WHAT IS ASKED: Set down only those lines that fall from the line containing "Write the matplotlib code for this chart." through the line containing "0.12, 0.106, 0.1, 0.09, 0.085, 0.08, 0.078, 0.074, 0.07]", unchanged and without pictures.

>> start MATERIAL PROVIDED

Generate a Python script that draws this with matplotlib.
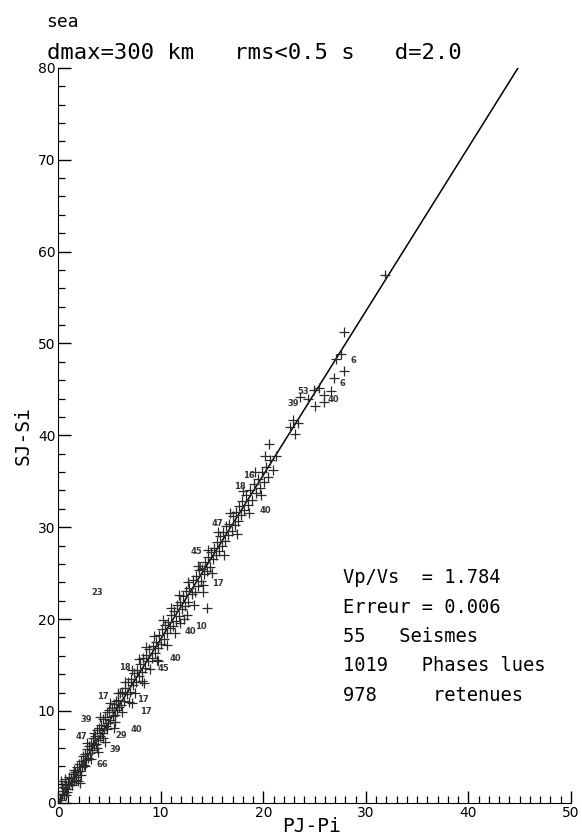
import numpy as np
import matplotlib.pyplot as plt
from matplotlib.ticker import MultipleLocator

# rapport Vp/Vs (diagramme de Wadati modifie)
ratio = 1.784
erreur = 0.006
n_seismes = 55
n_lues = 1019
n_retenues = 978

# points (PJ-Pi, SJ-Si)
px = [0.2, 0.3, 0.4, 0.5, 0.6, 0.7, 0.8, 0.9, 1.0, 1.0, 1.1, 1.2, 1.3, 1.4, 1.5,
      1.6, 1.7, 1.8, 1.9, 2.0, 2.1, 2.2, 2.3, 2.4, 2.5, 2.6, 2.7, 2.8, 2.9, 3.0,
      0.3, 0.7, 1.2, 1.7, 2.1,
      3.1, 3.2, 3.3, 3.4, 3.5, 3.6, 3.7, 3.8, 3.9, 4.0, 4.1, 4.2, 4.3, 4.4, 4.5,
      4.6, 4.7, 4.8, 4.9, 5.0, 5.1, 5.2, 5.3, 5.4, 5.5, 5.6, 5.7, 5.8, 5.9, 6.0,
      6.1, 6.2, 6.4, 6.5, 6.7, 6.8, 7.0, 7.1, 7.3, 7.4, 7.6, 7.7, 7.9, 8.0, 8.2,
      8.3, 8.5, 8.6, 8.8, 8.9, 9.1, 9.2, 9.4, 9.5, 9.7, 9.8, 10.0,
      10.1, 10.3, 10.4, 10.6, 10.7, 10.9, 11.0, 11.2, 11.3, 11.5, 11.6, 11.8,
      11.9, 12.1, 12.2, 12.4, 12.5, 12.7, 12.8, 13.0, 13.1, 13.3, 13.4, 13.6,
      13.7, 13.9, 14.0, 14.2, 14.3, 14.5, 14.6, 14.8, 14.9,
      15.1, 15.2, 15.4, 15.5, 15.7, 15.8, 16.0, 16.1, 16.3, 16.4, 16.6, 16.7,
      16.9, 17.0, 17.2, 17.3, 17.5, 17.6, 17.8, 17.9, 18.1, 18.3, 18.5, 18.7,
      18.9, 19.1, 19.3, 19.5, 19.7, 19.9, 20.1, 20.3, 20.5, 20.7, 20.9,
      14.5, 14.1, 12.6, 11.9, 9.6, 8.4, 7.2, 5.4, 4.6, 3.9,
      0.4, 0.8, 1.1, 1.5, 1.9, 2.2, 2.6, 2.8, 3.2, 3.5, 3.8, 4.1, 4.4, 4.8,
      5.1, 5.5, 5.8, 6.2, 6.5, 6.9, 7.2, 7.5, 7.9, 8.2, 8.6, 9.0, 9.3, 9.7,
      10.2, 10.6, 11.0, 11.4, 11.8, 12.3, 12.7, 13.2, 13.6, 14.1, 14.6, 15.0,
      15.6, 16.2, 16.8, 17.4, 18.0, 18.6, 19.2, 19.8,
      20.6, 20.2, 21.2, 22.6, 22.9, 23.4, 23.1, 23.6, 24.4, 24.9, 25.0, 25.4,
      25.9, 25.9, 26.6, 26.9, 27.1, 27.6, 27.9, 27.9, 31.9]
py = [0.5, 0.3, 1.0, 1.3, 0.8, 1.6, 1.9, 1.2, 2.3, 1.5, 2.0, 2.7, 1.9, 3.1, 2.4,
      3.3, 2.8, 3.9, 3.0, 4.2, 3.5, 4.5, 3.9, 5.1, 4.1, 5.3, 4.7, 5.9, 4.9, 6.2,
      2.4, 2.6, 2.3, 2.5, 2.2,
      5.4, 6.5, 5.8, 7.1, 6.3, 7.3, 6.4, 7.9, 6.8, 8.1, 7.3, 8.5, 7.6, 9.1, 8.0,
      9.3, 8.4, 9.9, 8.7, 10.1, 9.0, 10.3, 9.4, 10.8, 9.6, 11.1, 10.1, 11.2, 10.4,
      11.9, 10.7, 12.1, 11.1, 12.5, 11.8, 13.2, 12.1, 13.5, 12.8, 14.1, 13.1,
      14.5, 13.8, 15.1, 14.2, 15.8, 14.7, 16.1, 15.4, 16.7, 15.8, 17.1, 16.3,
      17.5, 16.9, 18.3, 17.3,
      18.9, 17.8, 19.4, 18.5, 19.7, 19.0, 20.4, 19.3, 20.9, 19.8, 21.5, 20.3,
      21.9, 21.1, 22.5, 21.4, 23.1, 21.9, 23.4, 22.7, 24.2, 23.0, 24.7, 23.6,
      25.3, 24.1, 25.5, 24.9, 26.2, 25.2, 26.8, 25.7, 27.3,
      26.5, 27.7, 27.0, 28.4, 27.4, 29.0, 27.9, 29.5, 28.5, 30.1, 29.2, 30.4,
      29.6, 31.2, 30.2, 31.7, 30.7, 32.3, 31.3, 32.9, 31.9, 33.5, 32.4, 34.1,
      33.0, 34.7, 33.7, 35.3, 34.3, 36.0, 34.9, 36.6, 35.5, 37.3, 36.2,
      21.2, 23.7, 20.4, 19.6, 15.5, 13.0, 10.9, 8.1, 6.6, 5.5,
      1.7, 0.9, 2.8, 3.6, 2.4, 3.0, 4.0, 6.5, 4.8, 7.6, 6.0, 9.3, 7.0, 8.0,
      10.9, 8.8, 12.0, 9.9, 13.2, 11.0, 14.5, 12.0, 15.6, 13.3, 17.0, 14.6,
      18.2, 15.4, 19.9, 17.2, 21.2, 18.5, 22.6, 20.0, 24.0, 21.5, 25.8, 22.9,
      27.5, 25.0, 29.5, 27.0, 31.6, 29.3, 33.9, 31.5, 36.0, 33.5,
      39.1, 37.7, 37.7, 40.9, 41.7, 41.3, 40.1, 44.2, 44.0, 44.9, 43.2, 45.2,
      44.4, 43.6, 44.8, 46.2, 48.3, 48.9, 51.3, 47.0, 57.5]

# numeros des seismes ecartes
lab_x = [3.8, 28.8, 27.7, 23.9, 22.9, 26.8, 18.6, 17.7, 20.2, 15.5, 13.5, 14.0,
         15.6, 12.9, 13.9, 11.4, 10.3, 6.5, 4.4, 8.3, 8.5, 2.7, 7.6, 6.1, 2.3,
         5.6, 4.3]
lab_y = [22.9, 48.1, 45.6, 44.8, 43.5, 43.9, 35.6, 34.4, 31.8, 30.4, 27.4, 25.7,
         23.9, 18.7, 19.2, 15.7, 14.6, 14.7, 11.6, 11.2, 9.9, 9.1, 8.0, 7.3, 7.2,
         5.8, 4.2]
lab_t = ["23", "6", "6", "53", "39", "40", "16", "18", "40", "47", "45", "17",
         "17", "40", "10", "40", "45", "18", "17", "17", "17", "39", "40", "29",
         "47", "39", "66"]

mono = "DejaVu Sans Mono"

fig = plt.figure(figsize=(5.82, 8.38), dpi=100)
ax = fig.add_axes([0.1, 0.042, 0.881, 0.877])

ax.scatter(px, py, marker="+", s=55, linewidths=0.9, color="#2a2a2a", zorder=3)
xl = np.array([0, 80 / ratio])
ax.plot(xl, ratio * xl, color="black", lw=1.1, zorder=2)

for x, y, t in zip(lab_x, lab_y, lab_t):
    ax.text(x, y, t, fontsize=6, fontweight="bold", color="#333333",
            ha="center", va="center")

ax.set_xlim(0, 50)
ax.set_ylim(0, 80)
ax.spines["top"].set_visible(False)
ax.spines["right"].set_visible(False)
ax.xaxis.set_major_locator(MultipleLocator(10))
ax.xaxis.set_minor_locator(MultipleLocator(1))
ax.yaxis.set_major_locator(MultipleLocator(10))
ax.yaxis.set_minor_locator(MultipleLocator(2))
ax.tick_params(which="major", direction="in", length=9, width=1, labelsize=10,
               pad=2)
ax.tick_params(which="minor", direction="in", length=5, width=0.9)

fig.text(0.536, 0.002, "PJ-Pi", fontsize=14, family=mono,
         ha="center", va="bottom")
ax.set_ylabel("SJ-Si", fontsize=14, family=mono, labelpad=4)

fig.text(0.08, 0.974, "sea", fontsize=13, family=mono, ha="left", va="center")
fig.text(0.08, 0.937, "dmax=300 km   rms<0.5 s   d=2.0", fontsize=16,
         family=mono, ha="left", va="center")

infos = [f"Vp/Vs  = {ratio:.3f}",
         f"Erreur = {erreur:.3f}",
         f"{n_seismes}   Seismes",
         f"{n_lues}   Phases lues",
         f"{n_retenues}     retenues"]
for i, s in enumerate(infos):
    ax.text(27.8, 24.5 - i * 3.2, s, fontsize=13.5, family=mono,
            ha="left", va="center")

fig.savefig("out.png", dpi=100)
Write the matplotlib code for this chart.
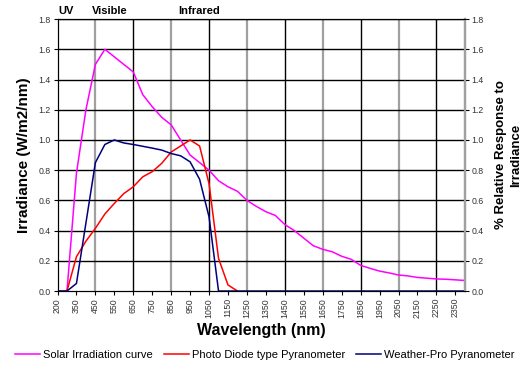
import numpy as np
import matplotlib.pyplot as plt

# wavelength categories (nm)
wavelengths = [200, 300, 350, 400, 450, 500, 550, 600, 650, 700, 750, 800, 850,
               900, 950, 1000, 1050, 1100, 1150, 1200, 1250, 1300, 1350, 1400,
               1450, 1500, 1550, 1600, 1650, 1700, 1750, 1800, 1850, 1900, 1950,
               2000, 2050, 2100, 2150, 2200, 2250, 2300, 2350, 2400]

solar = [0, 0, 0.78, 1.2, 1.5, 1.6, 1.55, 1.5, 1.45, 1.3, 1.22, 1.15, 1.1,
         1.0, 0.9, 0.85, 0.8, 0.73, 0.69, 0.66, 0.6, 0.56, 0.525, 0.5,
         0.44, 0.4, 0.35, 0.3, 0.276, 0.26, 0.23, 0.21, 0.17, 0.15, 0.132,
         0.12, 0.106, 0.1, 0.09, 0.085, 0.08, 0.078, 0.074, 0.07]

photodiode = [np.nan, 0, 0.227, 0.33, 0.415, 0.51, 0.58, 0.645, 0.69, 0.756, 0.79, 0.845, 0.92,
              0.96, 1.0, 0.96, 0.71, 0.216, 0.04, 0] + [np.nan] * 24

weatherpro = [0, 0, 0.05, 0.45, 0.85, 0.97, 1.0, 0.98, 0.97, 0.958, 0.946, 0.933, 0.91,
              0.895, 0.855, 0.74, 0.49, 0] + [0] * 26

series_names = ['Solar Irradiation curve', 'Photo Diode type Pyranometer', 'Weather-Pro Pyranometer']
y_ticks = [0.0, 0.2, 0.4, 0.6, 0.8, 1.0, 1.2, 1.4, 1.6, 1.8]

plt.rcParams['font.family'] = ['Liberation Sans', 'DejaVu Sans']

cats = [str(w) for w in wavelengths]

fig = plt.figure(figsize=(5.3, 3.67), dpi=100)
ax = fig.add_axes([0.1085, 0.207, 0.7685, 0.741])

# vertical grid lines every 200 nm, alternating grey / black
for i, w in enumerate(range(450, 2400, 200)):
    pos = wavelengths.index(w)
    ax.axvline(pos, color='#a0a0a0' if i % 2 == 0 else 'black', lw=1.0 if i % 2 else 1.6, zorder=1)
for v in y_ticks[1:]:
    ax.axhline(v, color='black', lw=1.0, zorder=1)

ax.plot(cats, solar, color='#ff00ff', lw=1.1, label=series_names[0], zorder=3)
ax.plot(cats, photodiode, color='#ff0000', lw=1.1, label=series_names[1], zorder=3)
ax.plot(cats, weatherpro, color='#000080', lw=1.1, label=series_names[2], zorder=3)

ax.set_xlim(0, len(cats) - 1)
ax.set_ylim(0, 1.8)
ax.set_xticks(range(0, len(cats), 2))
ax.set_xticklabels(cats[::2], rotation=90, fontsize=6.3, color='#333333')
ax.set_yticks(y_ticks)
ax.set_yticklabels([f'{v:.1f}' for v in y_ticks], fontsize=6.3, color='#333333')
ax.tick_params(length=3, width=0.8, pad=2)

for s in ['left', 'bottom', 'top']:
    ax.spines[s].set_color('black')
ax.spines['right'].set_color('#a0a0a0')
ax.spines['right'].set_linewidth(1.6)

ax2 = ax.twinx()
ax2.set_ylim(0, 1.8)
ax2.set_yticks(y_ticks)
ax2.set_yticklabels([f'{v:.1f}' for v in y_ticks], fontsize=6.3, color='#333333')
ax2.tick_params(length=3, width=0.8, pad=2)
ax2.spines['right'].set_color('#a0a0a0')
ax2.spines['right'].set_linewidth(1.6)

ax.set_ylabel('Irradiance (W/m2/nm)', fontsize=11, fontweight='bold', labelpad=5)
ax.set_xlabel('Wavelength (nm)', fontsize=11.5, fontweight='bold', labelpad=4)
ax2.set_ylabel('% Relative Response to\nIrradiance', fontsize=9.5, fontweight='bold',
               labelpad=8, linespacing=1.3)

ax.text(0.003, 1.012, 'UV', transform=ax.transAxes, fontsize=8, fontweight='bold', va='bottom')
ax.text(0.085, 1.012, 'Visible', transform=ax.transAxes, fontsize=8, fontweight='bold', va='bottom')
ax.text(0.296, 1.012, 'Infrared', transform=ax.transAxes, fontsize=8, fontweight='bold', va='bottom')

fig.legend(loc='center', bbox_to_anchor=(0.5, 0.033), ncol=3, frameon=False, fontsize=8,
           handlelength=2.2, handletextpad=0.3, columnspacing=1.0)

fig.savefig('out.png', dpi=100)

>> end MATERIAL PROVIDED

OUTPUT OF THE TASK:
Write the matplotlib code for this chart.
import numpy as np
import matplotlib.pyplot as plt

# wavelength categories (nm)
wavelengths = [200, 300, 350, 400, 450, 500, 550, 600, 650, 700, 750, 800, 850,
               900, 950, 1000, 1050, 1100, 1150, 1200, 1250, 1300, 1350, 1400,
               1450, 1500, 1550, 1600, 1650, 1700, 1750, 1800, 1850, 1900, 1950,
               2000, 2050, 2100, 2150, 2200, 2250, 2300, 2350, 2400]

solar = [0, 0, 0.78, 1.2, 1.5, 1.6, 1.55, 1.5, 1.45, 1.3, 1.22, 1.15, 1.1,
         1.0, 0.9, 0.85, 0.8, 0.73, 0.69, 0.66, 0.6, 0.56, 0.525, 0.5,
         0.44, 0.4, 0.35, 0.3, 0.276, 0.26, 0.23, 0.21, 0.17, 0.15, 0.132,
         0.12, 0.106, 0.1, 0.09, 0.085, 0.08, 0.078, 0.074, 0.07]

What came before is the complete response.